La pire chose, quand on travaille dans ce genre d’endroit l’été, c’est qu’il n’y a presque personne qui rentre dans votre agence. Je suppose que c’est pareil pour beaucoup de commerces ou de services en plein mois d’août, mais moi qui aime voir du monde et ai toujours bossé dans un tourbillon enthousiasmant, le choc a été rude. Ma boss, sympa mais distante, passait ses journées enfermées dans son bocal, accrochée avec passion à son ordi et son téléphone à fil tourbillonné. Le midi, elle filait retrouver mari et premier enfant, tandis que j’arpentais le quartier à la recherche de quelque chose de passionnant à faire. Et matin comme après-midi, entre deux clients qui entraient pour retirer de l’argent ou me demander l’adresse d’un coiffeur, je restais désespérément debout ou à demi assise sur un haut tabouret inconfortable. Sur le petit écran posé sur ma console, juste la possibilité d’accéder à un Intranet ultra-limité, impossible de surfer comme bon me semblait sur des sites médias ou un simple YouTube ou Facebook… J’emmenais bien chaque jour des bouquins avec moi pour m’occuper, mais je culpabilisais tellement de ne pas être « en train de travailler au travail », que je décrochais des pages au moindre bruit. Toujours prête à saisir la moindre remise de chèque possible et imaginable.

J’emmenais bien chaque jour des bouquins avec moi pour m’occuper, mais je culpabilisais tellement de ne pas être « en train de travailler au travail », que je décrochais des pages au moindre bruit.

Un après-midi, ça devait être mon cinquième jour, ma responsable m’a pris en aparté dans le couloir. Pas compliqué, puisque nous n’étions que deux. C’était le premier jour de beau temps depuis deux semaines à Lille, et j’en avais profité pour enfiler robe et sandalettes. « Tu sais, elle m’a dit, c’est important qu’on s’habille de manière neutre ici. J’ai déjà voulu te le dire la dernière fois mais ça serait bien que tu penses à t’habiller en noir, ou en bleu marine à la limite. » Je n’ai pas su quoi répondre. J’ai passé le reste de mon mois en jean sombre. En deuil de mon été.

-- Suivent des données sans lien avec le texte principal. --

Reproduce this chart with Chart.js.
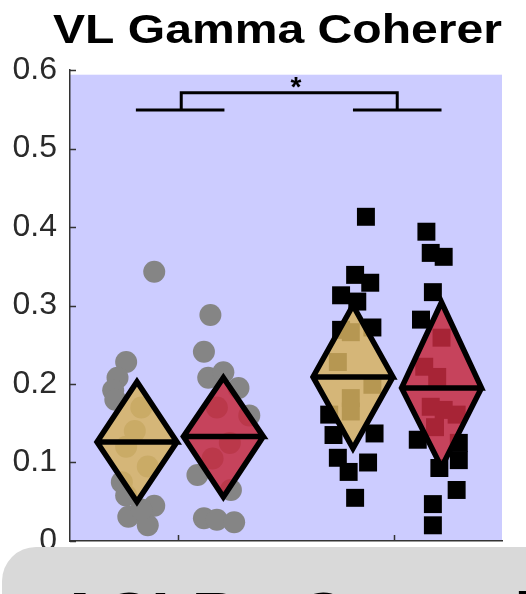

Mais je pense que le pire, concernant cette expérience, c’est que pour la première fois de ma vie, j’étais totalement nulle à ce que je faisais… En train de valider un bac +5, plutôt du type intello-première de classe, j’étais incapable d’appliquer simplement les consignes que me répétait inlassablement ma cheffe d’agence. Au bout de la troisième semaine, la mèche blonde un peu folle, M. a fini par s’occuper de mes opérations les plus importantes, histoire que j’évite une énième bourde. Je crois me souvenir avoir, une fois, fait un très gros virement sur le mauvais compte. Mon cerveau a préféré l’occulter…

Pour la première fois de ma vie, j’étais totalement nulle à ce que je faisais…

À la fin, la cheffe de l’agence m’a prise dans son bureau, je m’en souviendrai toujours. Elle me parlait pêle-mêle de son avenir, de comment elle était ravie de monter en grade dans une autre agence, d’aider ses clients du mieux qu’elle pouvait, de préparer l’arrivée du deuxième bébé. Ça lui a permis d’embrayer sur mon cas désespéré et de me souffler gentiment qu’elle préférait ne pas donner un avis favorable pour de prochains remplacements d’été au sein du groupe. Non pas que j’étais bête, sûrement que non (elle n’avait pas l’air très convaincue), juste que de toute évidence ce n’était pas fait pour moi. Un brin condescendant. Je ne savais plus si je devais pleurer de honte ou de bonheur de pouvoir désormais décompter rapidement les heures qui me restaient à tenir.

Le dernier soir, M. m’a quand même fait une grosse bise, comme on embrasse quelqu’un qui nous fait un peu de la peine. Pas de pot de départ, rien, j’ai filé dehors, rejoindre des amis dans un bar. Bien décidée à célébrer ma libération.

Il m’a fallu quelques temps pour repenser convenablement à cette expérience. Et en fait, plus j’y pense et plus je sais que ça a été un moment fondateur dans ma vie professionnelle. Une épiphanie. Comprendre que certaines choses avaient du sens pour moi et que je ne pouvais pas y renoncer. Je sais que M. était très heureuse dans son boulot, qu’elle avait fait le même taff d’accueil que moi à un moment et qu’elle avait grimpé les échelons et trouvé du sens dans l’accompagnement de ses clients. Tant mieux. Mais moi, j’ai compris que je ne pouvais pas rester enfermée dans la même pièce sans fenêtre toute la journée, que respecter des horaires à la minute près me terrifiait, que j’avais besoin de rencontrer énormément de gens et de me sentir bonne dans ce que je faisais. Alors, s’il fallait le refaire, je le referais.

Le dernier soir, M. m’a quand même fait une grosse bise, comme on embrasse quelqu’un qui nous fait un peu de la peine.